From 1925 to 1967, Druid Ridge Cemetery was home to a creepy and mysterious statue, named Black Aggie. She is so named because of her dark color and the name “Agnus” carved into the pedestal on which Aggie sat.
What’s the story?
There are many legends surrounding Black Aggie. During her time at Druid Ridge Cemetery, it was said that anyone who spent the night in Black Aggie’s lap would be haunted by the ghosts of those buried in that plot. There is another story that claims that those buried in Druid Ridge Cemetery would annually congregate at the Black Aggie statue.
Legend says that no grass would grow on the ground where the statue’s shadow would lie during the day and that Aggie would come alive during the night. Many have claimed to see the statue moving around the graveyard. Others have claimed that her eyes glow red at the stoke of midnight.
Many believe that Aggie was a real person. It is said that she was a nurse at the turn of the century. She was very well liked, but her patients always died under her watch. Suspicion grew and she was eventually lynched for murder. The day after her death, it is said that she was found to be innocent and the Black Aggie statue was commissioned in her memory. However, Aggie’s vengeful spirit remained attached to the statue, haunting it to this day.
What’s the history?
The history behind Black Aggie begins in 1885, with the death of Marian “Clover” Adams. Distraught, Clover’s husband Henry (grandson of President John Quincy Adams) commissioned an elaborate monument for her grave site. Augustus St. Gaudens sculpted Grief, which was placed in the Rock Creek Cemetery in Washington in 1891.
In the early 1900s, Eduard L.A. Pausch created an unauthorized copy of the original monument. General Felix Agnus purchased this copy in 1905 and placed it on his family’s cemetery plot shortly after.
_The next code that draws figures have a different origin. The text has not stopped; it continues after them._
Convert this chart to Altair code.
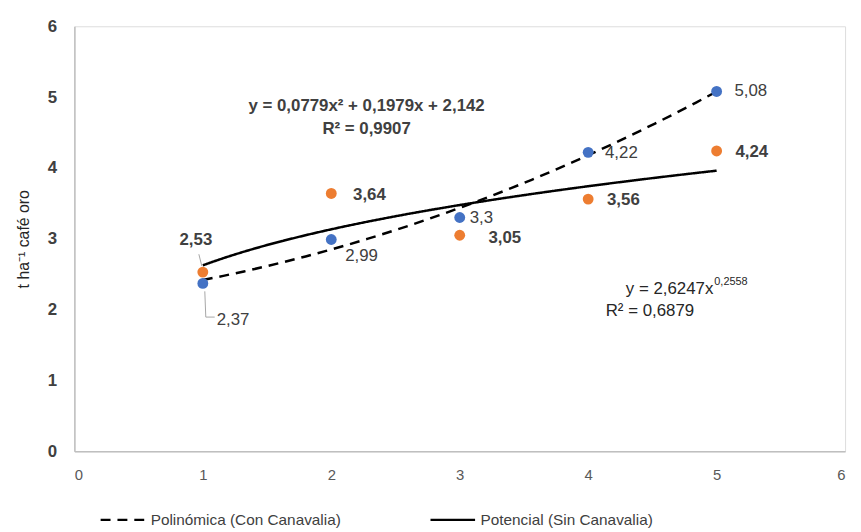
import altair as alt
import pandas as pd

# ---- data ----
x_vals = [1, 2, 3, 4, 5]
con_canavalia = [2.37, 2.99, 3.3, 4.22, 5.08]
sin_canavalia = [2.53, 3.64, 3.05, 3.56, 4.24]
con_labels = ["2,37", "2,99", "3,3", "4,22", "5,08"]
sin_labels = ["2,53", "3,64", "3,05", "3,56", "4,24"]
serie_poly = "Polinómica (Con Canavalia)"
serie_pow = "Potencial (Sin Canavalia)"
x_ticks = [0, 1, 2, 3, 4, 5, 6]
y_ticks = [0, 1, 2, 3, 4, 5, 6]

# label offsets (pixels), style only
con_dx = [14, 14, 10, 17, 18]
con_dy = [37, 17, 1, 1, 0]
sin_dx = [-7, 22, 29, 19, 19]
sin_dy = [-32, 2, 3, 1, 1]

BLUE = "#4472C4"
ORANGE = "#ED7D31"
TXT = "#404040"
FONT = "Liberation Sans"

con = pd.DataFrame({"x": x_vals, "y": con_canavalia, "label": con_labels, "serie": serie_poly})
sin = pd.DataFrame({"x": x_vals, "y": sin_canavalia, "label": sin_labels, "serie": serie_pow})

xs = alt.Scale(domain=[0, 6], nice=False)
ys = alt.Scale(domain=[0, 6], nice=False)

xaxis = alt.Axis(values=x_ticks, format="d", grid=False, ticks=False, domainColor="#BFBFBF", domainWidth=1.5,
                 labelFont=FONT, labelFontSize=15, labelColor="#595959", labelPadding=16, title=None)
yaxis = alt.Axis(values=y_ticks, format="d", grid=False, ticks=False, domainColor="#BFBFBF", domainWidth=1.5,
                 labelFont=FONT, labelFontSize=17, labelFontWeight="bold", labelColor=TXT,
                 labelPadding=18, title="t ha⁻¹ café oro", titleFont=FONT, titleFontSize=16,
                 titleFontWeight="normal", titleColor="#262626", titlePadding=16)

dash_scale = alt.Scale(domain=[serie_poly, serie_pow], range=[[10, 7], [1, 0]])
legend = alt.Legend(orient="none", legendX=25, legendY=474, direction="horizontal", title=None,
                    symbolType="stroke", symbolSize=2025, symbolStrokeWidth=2.5, symbolStrokeColor="black",
                    labelFont=FONT, labelFontSize=15.5, labelColor=TXT, labelOffset=4, labelLimit=400,
                    columnPadding=84)

poly_line = alt.Chart(con).transform_regression(
    "x", "y", method="poly", order=2, extent=[1, 5], as_=["x", "y"]
).transform_calculate(serie=f"'{serie_poly}'").mark_line(color="black", strokeWidth=2.5).encode(
    x=alt.X("x:Q", scale=xs, axis=xaxis),
    y=alt.Y("y:Q", scale=ys, axis=yaxis),
    strokeDash=alt.StrokeDash("serie:N", scale=dash_scale, legend=legend),
)

pow_line = alt.Chart(sin).transform_regression(
    "x", "y", method="pow", extent=[1, 5], as_=["x", "y"]
).transform_calculate(serie=f"'{serie_pow}'").mark_line(color="black", strokeWidth=2.5).encode(
    x=alt.X("x:Q", scale=xs),
    y=alt.Y("y:Q", scale=ys),
    strokeDash=alt.StrokeDash("serie:N", scale=dash_scale, legend=legend),
)

# leader lines for labels at x = 1
lead1 = alt.Chart(sin).transform_filter("datum.x == 1").mark_rule(
    color="#A6A6A6", strokeWidth=1, xOffset=-4, yOffset=-18, x2Offset=-1, y2Offset=-6
).encode(x="x:Q", y="y:Q", x2="x:Q", y2="y:Q")
lead2a = alt.Chart(con).transform_filter("datum.x == 1").mark_rule(
    color="#A6A6A6", strokeWidth=1, xOffset=2, yOffset=8, x2Offset=3, y2Offset=34
).encode(x="x:Q", y="y:Q", x2="x:Q", y2="y:Q")
lead2b = alt.Chart(con).transform_filter("datum.x == 1").mark_rule(
    color="#A6A6A6", strokeWidth=1, xOffset=3, yOffset=34, x2Offset=12, y2Offset=34
).encode(x="x:Q", y="y:Q", x2="x:Q", y2="y:Q")

pts_con = alt.Chart(con).mark_circle(size=120, opacity=1, color=BLUE).encode(x="x:Q", y="y:Q")
pts_sin = alt.Chart(sin).mark_circle(size=120, opacity=1, color=ORANGE).encode(x="x:Q", y="y:Q")

labels = []
for i, xv in enumerate(x_vals):
    labels.append(alt.Chart(con).transform_filter(f"datum.x == {xv}").mark_text(
        align="left", baseline="middle", dx=con_dx[i], dy=con_dy[i], font=FONT, fontSize=17,
        color=TXT).encode(x="x:Q", y="y:Q", text="label:N"))
    labels.append(alt.Chart(sin).transform_filter(f"datum.x == {xv}").mark_text(
        align="center" if i == 0 else "left", baseline="middle", dx=sin_dx[i], dy=sin_dy[i],
        font=FONT, fontSize=17, fontWeight="bold", color=TXT).encode(x="x:Q", y="y:Q", text="label:N"))

eq1 = alt.Chart(con).transform_aggregate(n="count()").mark_text(
    font=FONT, fontSize=17, fontWeight="bold", color=TXT, align="center", baseline="middle"
).encode(x=alt.value(295), y=alt.value(81), text=alt.value("y = 0,0779x² + 0,1979x + 2,142"))
eq1b = alt.Chart(con).transform_aggregate(n="count()").mark_text(
    font=FONT, fontSize=17, fontWeight="bold", color=TXT, align="center", baseline="middle"
).encode(x=alt.value(295), y=alt.value(104), text=alt.value("R² = 0,9907"))
eq2 = alt.Chart(sin).transform_aggregate(n="count()").mark_text(
    font=FONT, fontSize=17, color="#262626", align="right", baseline="middle"
).encode(x=alt.value(645), y=alt.value(265), text=alt.value("y = 2,6247x"))
eq2s = alt.Chart(sin).transform_aggregate(n="count()").mark_text(
    font=FONT, fontSize=11, color="#262626", align="left", baseline="middle"
).encode(x=alt.value(646), y=alt.value(258), text=alt.value("0,2558"))
eq2b = alt.Chart(sin).transform_aggregate(n="count()").mark_text(
    font=FONT, fontSize=17, color="#262626", align="center", baseline="middle"
).encode(x=alt.value(581), y=alt.value(287), text=alt.value("R² = 0,6879"))

chart = alt.layer(
    poly_line, pow_line, lead1, lead2a, lead2b, pts_con, pts_sin, *labels, eq1, eq1b, eq2, eq2s, eq2b
).properties(
    width=778, height=429,
    autosize=alt.AutoSizeParams(type="none"),
    padding={"left": 67, "top": 16, "right": 8, "bottom": 76},
).configure_view(stroke=None).configure(background="white")

chart.save("out.html", embed_options={"renderer": "svg", "actions": False})
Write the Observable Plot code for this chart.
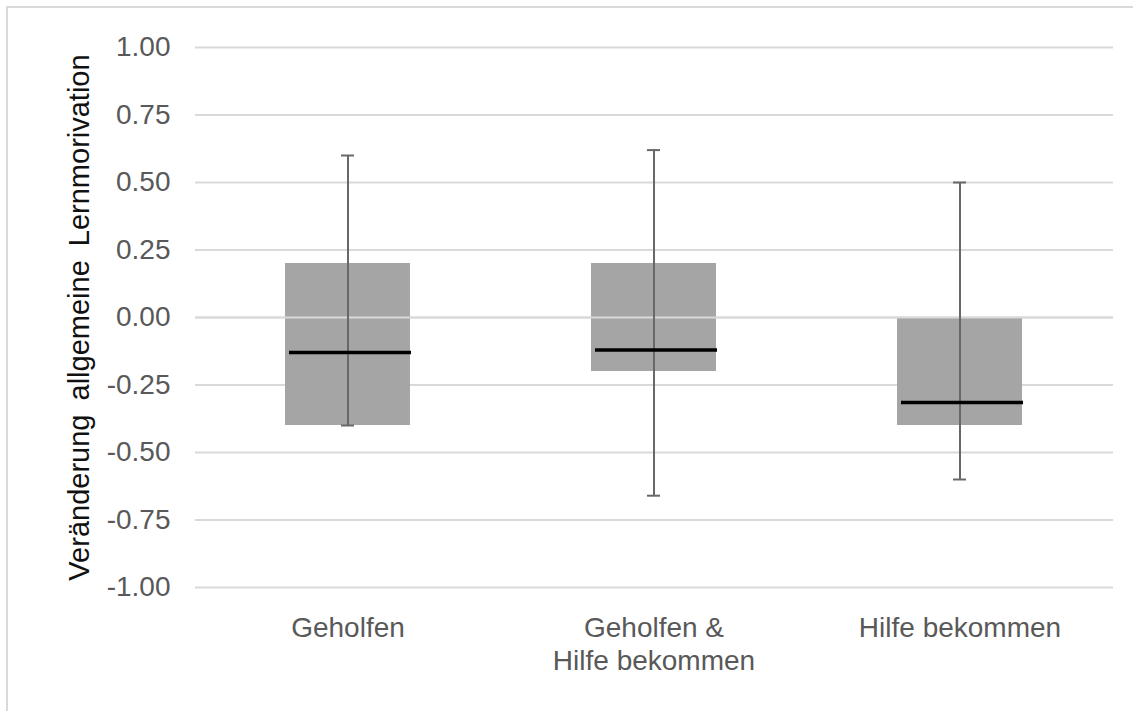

It was not until General Agnus died in 1925, however, that the legends surrounding the statue would surface.
The statue was donated to the Smithsonian in 1967 after the Agnus family became worried about vandals. Black Aggie currently stands behind the Dolley Madison House on Lafayette Square in Washington, D.C.
What do I think?
Whether or not the statue is haunted, I can’t say, since I’ve never been to see her. Given my research, however, I do believe the story about Nurse Aggie is fake. I do believe that the fact that no grass grew in front of the statue was due to the fact that the ground was not receiving enough sunlight and grass could not grow.
On the subject of Black Aggie’s movements, I hope the legend isn’t true. Statues are scary enough, I don’t need them to move on their own.